U.S.A. - Great for Manufacturing Businesses
Category: Rebuilding the Supply Chain • Feb 18, 2021
High-Cost with High-Value
By Kathy Keyes Webster, AMT Exhibitions Content Manager – Correspondence
In late 2020, the National Association for Manufacturers (NAM) announced that a new assessment ranks the United States fifth among 16 other major manufacturing exporting nations.
Conducted by the Manufacturing Institute and KMPG— a professional services firm providing business, audit, tax, and advisory services—the study evaluated primary and secondary costs associated with the Cost of Doing Business (CoDB). The assessment indices, sources, and methodology can be found in a 47-page PDF entitled, The Cost of Manufacturing Operations around the Globe. Following are some of the highlights.
High primary costs, but low secondary costs
The study found that CoDB primary costs (compensation, real estate, utilities, taxes, and interest rates) in the United States are high compared to other markets, but its CoDB secondary costs (quality of labor, ease of doing business, infrastructure, and risk/protections) are extremely low.
The United States ranks 14th for primary costs, sitting just below the United Kingdom at 13th and tied with Switzerland. In contrast, the United States ranks first for secondary costs—above Switzerland (2nd), United Kingdom (3rd), Canada (4th), and Germany (5th).

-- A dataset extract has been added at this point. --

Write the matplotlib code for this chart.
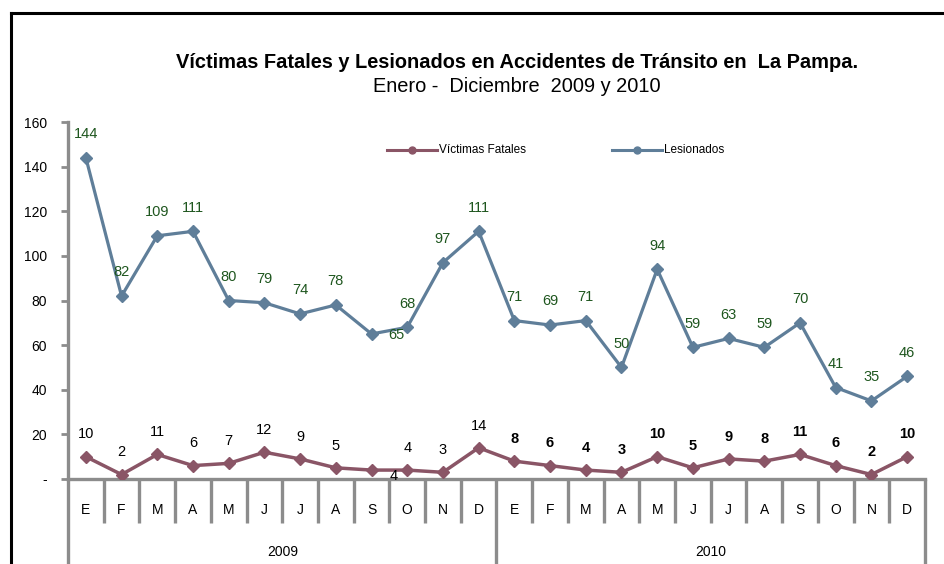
import matplotlib
matplotlib.use("Agg")
import matplotlib.pyplot as plt
from matplotlib.lines import Line2D

plt.rcParams['font.family'] = ['Liberation Sans', 'DejaVu Sans']

months = ["E", "F", "M", "A", "M", "J", "J", "A", "S", "O", "N", "D"] * 2
years = ["2009", "2010"]
fatales = [10, 2, 11, 6, 7, 12, 9, 5, 4, 4, 3, 14,
           8, 6, 4, 3, 10, 5, 9, 8, 11, 6, 2, 10]
lesionados = [144, 82, 109, 111, 80, 79, 74, 78, 65, 68, 97, 111,
              71, 69, 71, 50, 94, 59, 63, 59, 70, 41, 35, 46]
yticks = [0, 20, 40, 60, 80, 100, 120, 140, 160]
ytick_labels = ["-", "20", "40", "60", "80", "100", "120", "140", "160"]

C_FAT = "#8A5566"
C_LES = "#5F7E99"
C_GRN = "#1E561E"
C_AX = "#8C8C8C"

W, H = 944, 564
fig = plt.figure(figsize=(W / 100, H / 100), dpi=100)
ax = fig.add_axes([68 / W, (H - 479) / H, (925 - 68) / W, (479 - 122) / H])

x = list(range(len(months)))
ax.plot(x, lesionados, color=C_LES, lw=2.3, marker="D", ms=6.5, zorder=3)
ax.plot(x, fatales, color=C_FAT, lw=2.5, marker="D", ms=6.5, zorder=3)

ax.set_xlim(-0.5, len(months) - 0.5)
ax.set_ylim(0, 160)
ax.set_yticks(yticks)
ax.set_yticklabels(ytick_labels, fontsize=10)
ax.set_xticks([])
for s in ["top", "right"]:
    ax.spines[s].set_visible(False)
for s in ["left", "bottom"]:
    ax.spines[s].set_color(C_AX)
    ax.spines[s].set_linewidth(2.4)
ax.tick_params(axis="y", direction="out", length=5, width=2, color=C_AX, pad=10)

LFS = 10.5
# data labels
for i, v in enumerate(lesionados):
    if i == 8:
        ax.annotate(str(v), (i, v), xytext=(18, -1), textcoords="offset points",
                    ha="center", va="center", fontsize=LFS, color=C_GRN)
    else:
        ax.annotate(str(v), (i, v), xytext=(0, 17), textcoords="offset points",
                    ha="center", va="center", fontsize=LFS, color=C_GRN)
for i, v in enumerate(fatales):
    bold = "bold" if i >= 12 else "normal"
    if i == 8:
        ax.annotate(str(v), (i, v), xytext=(16, -4), textcoords="offset points",
                    ha="center", va="center", fontsize=LFS, color="black")
    else:
        ax.annotate(str(v), (i, v), xytext=(0, 16), textcoords="offset points",
                    ha="center", va="center", fontsize=LFS, color="black",
                    fontweight=bold)

# category axis separators and labels
trans = ax.get_xaxis_transform()
axh = 479 - 122
short = -44 / axh
long_ = -100 / axh
for k in range(len(months) + 1):
    xb = k - 0.5
    y1 = long_ if k in (0, 12, 24) else short
    ax.plot([xb, xb], [0, y1], color=C_AX, lw=2.4, transform=trans,
            clip_on=False, solid_capstyle="butt")
for i, m in enumerate(months):
    ax.text(i, -31 / axh, m, transform=trans, ha="center", va="center", fontsize=10)
for j, yr in enumerate(years):
    ax.text(j * 12 + 5.5, -73 / axh, yr, transform=trans, ha="center",
            va="center", fontsize=10)

# legend (manual)
def leg(x0, color, label):
    fig.add_artist(Line2D([x0 / W, (x0 + 50) / W], [(H - 150) / H] * 2,
                          color=color, lw=2.2))
    fig.add_artist(Line2D([(x0 + 25) / W], [(H - 150) / H], color=color,
                          marker="o", ms=5))
    fig.text((x0 + 52) / W, (H - 150) / H, label, ha="left", va="center",
             fontsize=8.5)

leg(387, C_FAT, "Víctimas Fatales")
leg(612, C_LES, "Lesionados")

# titles
fig.text(517 / W, (H - 62) / H,
         "Víctimas Fatales y Lesionados en Accidentes de Tránsito en  La Pampa.",
         ha="center", va="center", fontsize=14.4, fontweight="bold")
fig.text(517 / W, (H - 86) / H, "Enero -  Diciembre  2009 y 2010",
         ha="center", va="center", fontsize=14.4)

# outer frame
fig.add_artist(Line2D([11 / W, 11 / W], [0, (H - 13) / H], color="black", lw=2.2))
fig.add_artist(Line2D([11 / W, 1], [(H - 13) / H] * 2, color="black", lw=2.2))

fig.savefig("out.png", dpi=100)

The study also noted that low secondary costs in the United States have helped increase Foreign Direct Investment in U.S. manufacturing, which has risen 30%—surging upward from $569.3 billion in 2006 to a record $1,785.7 billion in 2019.

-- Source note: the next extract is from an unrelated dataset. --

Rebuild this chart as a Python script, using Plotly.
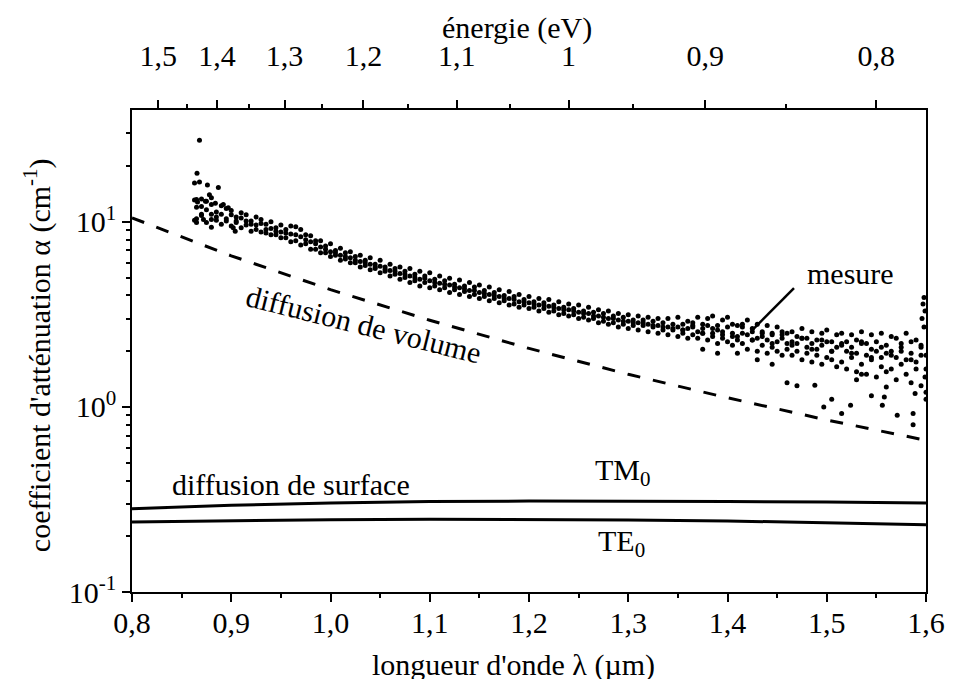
import plotly.graph_objs as go

# measured attenuation (three runs on the same wavelength grid), um / cm-1
wl = [0.865, 0.870, 0.875, 0.880, 0.885, 0.890, 0.895, 0.900, 0.905, 0.910,
      0.915, 0.920, 0.925, 0.930, 0.935, 0.940, 0.945, 0.950, 0.955, 0.960,
      0.965, 0.970, 0.975, 0.980, 0.985, 0.990, 0.995, 1.000, 1.005, 1.010,
      1.015, 1.020, 1.025, 1.030, 1.035, 1.040, 1.045, 1.050, 1.055, 1.060,
      1.065, 1.070, 1.075, 1.080, 1.085, 1.090, 1.095, 1.100, 1.105, 1.110,
      1.115, 1.120, 1.125, 1.130, 1.135, 1.140, 1.145, 1.150, 1.155, 1.160,
      1.165, 1.170, 1.175, 1.180, 1.185, 1.190, 1.195, 1.200, 1.205, 1.210,
      1.215, 1.220, 1.225, 1.230, 1.235, 1.240, 1.245, 1.250, 1.255, 1.260,
      1.265, 1.270, 1.275, 1.280, 1.285, 1.290, 1.295, 1.300, 1.305, 1.310,
      1.315, 1.320, 1.325, 1.330, 1.335, 1.340, 1.345, 1.350, 1.355, 1.360,
      1.365, 1.370, 1.375, 1.380, 1.385, 1.390, 1.395, 1.400, 1.405, 1.410,
      1.415, 1.420, 1.425, 1.430, 1.435, 1.440, 1.445, 1.450, 1.455, 1.460,
      1.465, 1.470, 1.475, 1.480, 1.485, 1.490, 1.495, 1.500, 1.505, 1.510,
      1.515, 1.520, 1.525, 1.530, 1.535, 1.540, 1.545, 1.550, 1.555, 1.560,
      1.565, 1.570, 1.575, 1.580, 1.585, 1.590, 1.595, 1.600]

run1 = [13.2, 12.1, 11.6, 12.4, 11.3, 11.0, 11.8, 10.9, 10.6, 11.2,
        10.9, 10.1, 10.6, 9.8, 9.7, 10.0, 9.3, 9.6, 9.1, 9.5,
        9.4, 9.1, 8.5, 8.4, 7.9, 7.9, 7.4, 7.6, 7.0, 7.2,
        6.8, 6.9, 6.5, 6.6, 6.2, 6.4, 5.9, 6.2, 5.7, 5.9,
        5.6, 5.7, 5.4, 5.6, 5.2, 5.4, 5.1, 5.3, 4.9, 5.1,
        4.8, 4.95, 4.6, 4.85, 4.5, 4.7, 4.45, 4.55, 4.25, 4.45,
        4.15, 4.3, 4.0, 4.2, 3.95, 4.05, 3.8, 3.95, 3.7, 3.85,
        3.65, 3.8, 3.55, 3.7, 3.45, 3.6, 3.4, 3.55, 3.3, 3.45,
        3.25, 3.35, 3.2, 3.3, 3.1, 3.2, 3.05, 3.15, 2.95, 3.1,
        2.95, 3.05, 2.9, 3.0, 2.85, 3.0, 2.8, 3.05, 2.8, 2.9,
        2.85, 3.05, 2.8, 3.0, 3.1, 2.75, 2.95, 3.05, 2.8, 2.75,
        2.8, 2.95, 2.65, 2.8, 2.55, 2.75, 2.5, 2.7, 2.55, 2.5,
        2.55, 2.4, 2.65, 2.35, 2.55, 2.3, 2.5, 2.6, 2.25, 2.45,
        2.5, 2.25, 2.45, 2.3, 2.55, 2.2, 2.45, 2.25, 2.5, 2.15,
        2.4, 2.35, 2.2, 2.5, 2.25, 2.3, 2.1, 1.9]

run2 = [10.4, 11.0, 9.9, 10.3, 10.6, 9.7, 10.1, 9.5, 9.9, 9.3,
        9.6, 8.9, 9.1, 8.8, 8.7, 8.5, 8.5, 8.2, 8.2, 7.8,
        7.9, 7.5, 7.6, 7.1, 7.1, 6.8, 6.8, 6.5, 6.6, 6.2,
        6.3, 6.0, 6.0, 5.7, 5.8, 5.5, 5.6, 5.3, 5.4, 5.1,
        5.2, 4.9, 5.0, 4.7, 4.8, 4.5, 4.7, 4.4, 4.5, 4.3,
        4.4, 4.15, 4.3, 4.05, 4.2, 3.95, 4.05, 3.85, 3.95, 3.75,
        3.85, 3.65, 3.75, 3.55, 3.6, 3.45, 3.55, 3.4, 3.45, 3.3,
        3.4, 3.25, 3.3, 3.15, 3.2, 3.1, 3.15, 3.0, 3.05, 2.95,
        3.0, 2.85, 2.9, 2.8, 2.85, 2.7, 2.8, 2.65, 2.75, 2.6,
        2.75, 2.55, 2.7, 2.5, 2.6, 2.45, 2.6, 2.4, 2.5, 2.35,
        2.45, 2.35, 2.5, 2.3, 2.4, 2.2, 2.35, 2.25, 2.15, 2.3,
        2.2, 2.05, 2.3, 2.0, 2.15, 1.95, 2.1, 2.0, 1.9, 2.05,
        1.9, 2.0, 1.8, 1.95, 1.75, 1.9, 1.7, 1.85, 1.8, 1.65,
        1.75, 1.6, 1.85, 1.55, 1.7, 1.5, 1.8, 1.45, 1.65, 1.55,
        1.6, 1.4, 1.7, 1.5, 1.35, 1.6, 1.3, 1.2]

run3 = [12.0, 10.8, 12.9, 11.0, 10.2, 12.2, 10.4, 11.5, 10.1, 10.5,
        10.1, 9.7, 9.6, 10.3, 9.1, 9.2, 8.9, 8.8, 8.7, 8.6,
        8.5, 8.3, 8.0, 7.8, 7.6, 7.3, 7.1, 6.9, 6.8, 6.6,
        6.5, 6.4, 6.2, 6.1, 6.0, 5.9, 5.7, 5.75, 5.55, 5.45,
        5.4, 5.25, 5.2, 5.1, 5.0, 4.9, 4.95, 4.8, 4.7, 4.65,
        4.6, 4.55, 4.45, 4.4, 4.35, 4.25, 4.25, 4.15, 4.1, 4.05,
        4.0, 3.95, 3.85, 3.85, 3.8, 3.7, 3.7, 3.65, 3.6, 3.55,
        3.55, 3.5, 3.45, 3.4, 3.35, 3.35, 3.3, 3.25, 3.2, 3.2,
        3.1, 3.1, 3.05, 3.0, 3.0, 2.95, 2.9, 2.9, 2.85, 2.85,
        2.85, 2.8, 2.75, 2.75, 2.7, 2.7, 2.65, 2.7, 2.6, 2.65,
        2.7, 2.55, 2.65, 2.75, 2.5, 2.6, 2.45, 2.7, 2.5, 2.4,
        2.5, 2.45, 2.55, 2.35, 2.4, 2.3, 2.45, 2.25, 2.35, 2.2,
        2.25, 2.2, 2.35, 2.1, 2.2, 2.05, 2.15, 2.25, 2.0, 2.1,
        2.15, 2.0, 2.1, 1.95, 2.2, 1.9, 2.05, 2.0, 1.85, 1.95,
        2.0, 1.85, 2.1, 1.8, 1.95, 1.75, 1.9, 1.6]

# extra points in the noisy long-wavelength part
wl_mid = [1.355, 1.365, 1.375, 1.385, 1.395, 1.405, 1.415, 1.425, 1.435, 1.445,
          1.455, 1.465, 1.475, 1.485, 1.495, 1.505, 1.515, 1.525, 1.535, 1.545,
          1.555, 1.565, 1.575, 1.585, 1.595]
alpha_mid = [2.6, 2.75, 2.5, 2.65, 2.55, 2.4, 2.7, 2.3, 2.5, 2.2,
             2.45, 2.15, 2.35, 2.05, 2.3, 2.0, 2.2, 1.95, 2.25, 1.85,
             2.1, 1.9, 2.0, 1.8, 2.15]

# isolated points
wl_out = [0.863, 0.8655, 0.868, 0.876, 0.887, 0.863, 0.866, 0.870, 0.874, 0.880,
          0.863, 0.865, 0.872, 0.868, 0.878, 0.884, 0.892, 0.897, 0.904, 0.902,
          0.880, 1.375, 1.39, 1.41, 1.43, 1.445, 1.46, 1.47, 1.488, 1.497,
          1.505, 1.515, 1.524, 1.53, 1.535, 1.545, 1.556, 1.558, 1.56, 1.571,
          1.587, 1.587, 1.589, 1.596, 1.597, 1.598, 1.599, 1.600, 1.599, 1.598]
alpha_out = [16.2, 18.3, 16.4, 15.8, 15.3, 13.1, 12.8, 13.3, 12.9, 13.5,
             10.2, 9.9, 10.3, 27.6, 14.0, 12.6, 12.4, 11.9, 8.9, 9.3,
             9.35, 2.05, 1.95, 1.95, 1.8, 1.7, 1.35, 1.3, 1.31, 1.0,
             1.1, 0.92, 1.02, 1.4, 1.5, 1.15, 1.02, 1.13, 1.28, 0.9,
             0.92, 0.8, 1.18, 3.0, 3.6, 3.9, 3.3, 1.1, 1.45, 2.7]

# volume scattering (dashed)
vol_wl = [0.8, 0.9, 1.0, 1.1, 1.2, 1.3, 1.4, 1.5, 1.6]
vol_alpha = [10.5, 6.55, 4.30, 2.94, 2.07, 1.50, 1.12, 0.85, 0.66]

# surface scattering, TM0 and TE0
surf_wl = [0.8, 0.9, 1.0, 1.1, 1.2, 1.3, 1.4, 1.5, 1.6]
tm0 = [0.282, 0.294, 0.303, 0.308, 0.310, 0.310, 0.308, 0.306, 0.303]
te0 = [0.239, 0.243, 0.246, 0.247, 0.247, 0.245, 0.242, 0.237, 0.231]

# "mesure" pointer
ptr_wl = [1.467, 1.425]
ptr_alpha = [4.38, 2.60]

# top axis: photon energy
energies = [1.5, 1.4, 1.3, 1.2, 1.1, 1.0, 0.9, 0.8]
energy_labels = ['1,5', '1,4', '1,3', '1,2', '1,1', '1', '0,9', '0,8']
energies_minor = [1.45, 1.35, 1.25, 1.15, 1.05, 0.95, 0.85]

FONT = 'Times New Roman, Liberation Serif, serif'
FS = 30

fig = go.Figure()
dot = dict(color='black', size=5)
for ys in (run1, run2, run3):
    fig.add_trace(go.Scatter(x=wl, y=ys, mode='markers', marker=dot))
fig.add_trace(go.Scatter(x=wl_mid, y=alpha_mid, mode='markers', marker=dot))
fig.add_trace(go.Scatter(x=wl_out, y=alpha_out, mode='markers', marker=dot))
fig.add_trace(go.Scatter(x=vol_wl, y=vol_alpha, mode='lines',
                         line=dict(color='black', width=3, dash='13px,13px')))
fig.add_trace(go.Scatter(x=surf_wl, y=tm0, mode='lines', line=dict(color='black', width=3)))
fig.add_trace(go.Scatter(x=surf_wl, y=te0, mode='lines', line=dict(color='black', width=3)))
fig.add_trace(go.Scatter(x=ptr_wl, y=ptr_alpha, mode='lines', line=dict(color='black', width=2.5)))
# invisible helper so the top axis gets drawn
fig.add_trace(go.Scatter(x=vol_wl, y=vol_alpha, xaxis='x2', mode='markers',
                         marker=dict(opacity=0), hoverinfo='skip'))

ax_common = dict(showline=True, linecolor='black', linewidth=1.5, showgrid=False,
                 zeroline=False, ticks='outside', ticklen=8, tickwidth=1.5,
                 tickcolor='black', tickfont=dict(family=FONT, size=FS, color='black'))

fig.update_layout(
    width=957, height=679,
    margin=dict(l=132, r=21, t=110, b=87),
    paper_bgcolor='white', plot_bgcolor='white',
    showlegend=False,
    separators=', ',
    font=dict(family=FONT, size=FS, color='black'),
    xaxis=dict(range=[0.8, 1.6], tickmode='array',
               tickvals=[0.8, 0.9, 1.0, 1.1, 1.2, 1.3, 1.4, 1.5, 1.6],
               tickformat='.1f', ticklabelstandoff=-5,
               minor=dict(tickmode='array',
                          tickvals=[0.85, 0.95, 1.05, 1.15, 1.25, 1.35, 1.45, 1.55],
                          ticks='outside', ticklen=4, tickwidth=1.5, tickcolor='black'),
               **ax_common),
    xaxis2=dict(range=[0.8, 1.6], overlaying='x', side='top', anchor='y',
                tickmode='array', tickvals=[1.2398 / e for e in energies],
                ticktext=energy_labels, ticklabelstandoff=22,
                minor=dict(tickmode='array',
                           tickvals=[1.2398 / e for e in energies_minor],
                           ticks='outside', ticklen=4, tickwidth=1.5, tickcolor='black'),
                **ax_common),
    yaxis=dict(type='log', range=[-1, 1.604], tickmode='array',
               tickvals=[0.1, 1, 10],
               ticktext=['10<sup>-1</sup>', '10<sup>0</sup>', '10<sup>1</sup>'],
               minor=dict(tickmode='array',
                          tickvals=[0.2, 0.3, 0.4, 0.5, 0.6, 0.7, 0.8, 0.9,
                                    2, 3, 4, 5, 6, 7, 8, 9, 20, 30],
                          ticks='outside', ticklen=4, tickwidth=1.5, tickcolor='black'),
               mirror=True, **ax_common),
)

txt = dict(xref='paper', yref='paper', showarrow=False, xanchor='center', yanchor='middle',
           font=dict(family=FONT, size=FS, color='black'))
fig.add_annotation(text='énergie (eV)', x=0.485, y=1.170, **txt)
fig.add_annotation(text="longueur d'onde λ (µm)", x=0.481, y=-0.151, **txt)
fig.add_annotation(text="coefficient d'atténuation α (cm<sup>-1</sup>)",
                   x=-0.118, y=0.492, textangle=-90, **txt)
fig.add_annotation(text='mesure', x=0.905, y=0.660, **txt)
fig.add_annotation(text='diffusion de volume', x=0.292, y=0.554, textangle=14, **txt)
fig.add_annotation(text='diffusion de surface', x=0.200, y=0.222, **txt)
fig.add_annotation(text='TM<sub>0</sub>', x=0.619, y=0.250, **txt)
fig.add_annotation(text='TE<sub>0</sub>', x=0.616, y=0.102, **txt)

# drop the default 8px page margin so the figure sits at the window origin
fig.write_html('out.html', config={'displayModeBar': False},
               post_script="document.body.style.margin='0';")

Labor quality is a distinguishing factor for the United States. In the study, the United States scored high for “quality of labor” categories, including learning, adjusted years of schooling, skill set of graduates, and real value-added per employee. Only Switzerland and Germany received the same quality-of-labor score that the United States attained.
“Clearly, American manufacturers are talented and respected for their technical expertise and skills—underscoring the value of our country’s manufacturing supply chain,” says Greg Jones, Vice President - Smartforce Development at AMT – The Association For Manufacturing Technology, which owns and operates IMTS – The International Manufacturing Technology Show.

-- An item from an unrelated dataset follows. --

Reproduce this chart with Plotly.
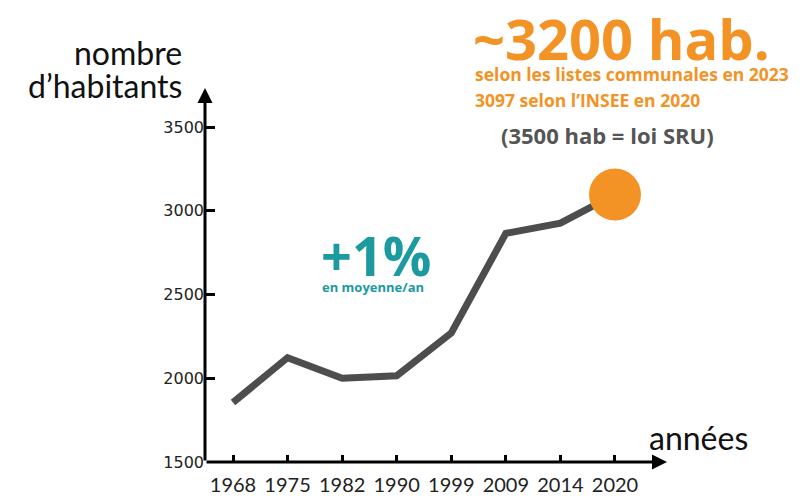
import plotly.graph_objects as go

years = ["1968", "1975", "1982", "1990", "1999", "2009", "2014", "2020"]
population = [1855, 2123, 2000, 2015, 2270, 2865, 2926, 3097]
y_ticks = [1500, 2000, 2500, 3000, 3500]

W, H = 800, 499
OFF = 8  # page body margin offset
def px(x):
    return (x - OFF) / W
def py(y):
    return 1 - (y - OFF) / H

LINE = "#4d4d4d"
ORANGE = "#F39325"
TEAL = "#1B9AA0"

fig = go.Figure()
fig.add_trace(go.Scatter(x=years, y=population, mode="lines",
                         line=dict(color=LINE, width=7), hoverinfo="skip"))
fig.add_trace(go.Scatter(x=[years[-1]], y=[population[-1]], mode="markers",
                         marker=dict(color=ORANGE, size=52, line=dict(width=0)),
                         cliponaxis=False, hoverinfo="skip"))

xr = [-0.513, 7.953]
yr = [1500, 3733]

fig.update_layout(
    width=W, height=H, template="none",
    margin=dict(l=0, r=0, t=0, b=0),
    paper_bgcolor="white", plot_bgcolor="white",
    showlegend=False,
    xaxis=dict(domain=[px(205), px(667)], range=xr, type="category",
               showgrid=False, zeroline=False, showline=False,
               ticks="inside", ticklen=7, tickwidth=2.5, tickcolor="black",
               tickfont=dict(family="Lato", size=20, color="#222"),
               ticklabelstandoff=9,
               automargin=False),
    yaxis=dict(domain=[py(462), py(88)], range=yr,
               tickvals=y_ticks, ticktext=[str(v) for v in y_ticks],
               showgrid=False, zeroline=False, showline=False,
               ticks="inside", ticklen=10, tickwidth=2.5, tickcolor="black",
               tickfont=dict(family="DejaVu Sans", size=16, color="#222"),
               automargin=False),
)

# axis lines with arrows
fig.add_annotation(x=xr[1], y=1500, ax=xr[0], ay=1500, xref="x", yref="y",
                   axref="x", ayref="y", showarrow=True, arrowhead=2,
                   arrowsize=1, arrowwidth=3, arrowcolor="black", text="")
fig.add_annotation(x=xr[0], y=yr[1], ax=xr[0], ay=1500, xref="x", yref="y",
                   axref="x", ayref="y", showarrow=True, arrowhead=2,
                   arrowsize=1, arrowwidth=3, arrowcolor="black", text="")

def txt(text, x, y, size, color, family="Lato", xanchor="left", yanchor="middle", bold=False):
    if bold:
        text = "<b>" + text + "</b>"
    fig.add_annotation(text=text, x=px(x), y=py(y), xref="paper", yref="paper",
                       xanchor=xanchor, yanchor=yanchor, showarrow=False,
                       borderpad=0,
                       font=dict(family=family, size=size, color=color))

txt("nombre", 183, 53, 32, "#111", xanchor="right")
txt("d’habitants", 183, 86, 32, "#111", xanchor="right")
txt("années", 648, 437, 32, "#111")
txt("+1%", 320, 255, 54, TEAL, family="Open Sans", bold=True)
txt("en moyenne/an", 321, 287, 13, TEAL, family="Open Sans", bold=True)
txt("~3200 hab.", 472, 38, 56, ORANGE, family="Open Sans", bold=True)
txt("selon les listes communales en 2023", 474, 74, 17.5, ORANGE, family="Open Sans", bold=True)
txt("3097 selon l’INSEE en 2020", 474, 100, 17.5, ORANGE, family="Open Sans", bold=True)
txt("(3500 hab = loi SRU)", 500, 135, 22, "#555", family="Open Sans", bold=True)

fig.write_html("out.html")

“In the next few years, as baby boomers retire, in an environment of general economic expansion, combined with innovations in technology, two million advanced manufacturing technology jobs will need to be filled by 2025. U.S. manufacturers must continue to work more closely with policy-makers and the U.S. education system to assure that our workforce needs can be met to sustain the U.S. as a thriving location for manufacturers."
The study found that corporate tax reform increased the United States' ranking, making it a preferred location for manufacturers. The study compared the pre-reform corporate tax rate of 40 % & and the post-tax-reform corporate rate of 27 %—finding the reform significantly increased the U.S. ranking.
“A national plan focused on manufacturing innovation and might would reduce most of the costs of doing business in this country. AMT urges all manufacturers to use the facts in this study to connect with their elected leaders and tell the story of manufacturing in America,” says Amber Thomas, AMT Vice President - Advocacy.” MT will be advocating alongside our members and industry partners for conditions conducive to an innovative, competitive, and advanced manufacturing industry.”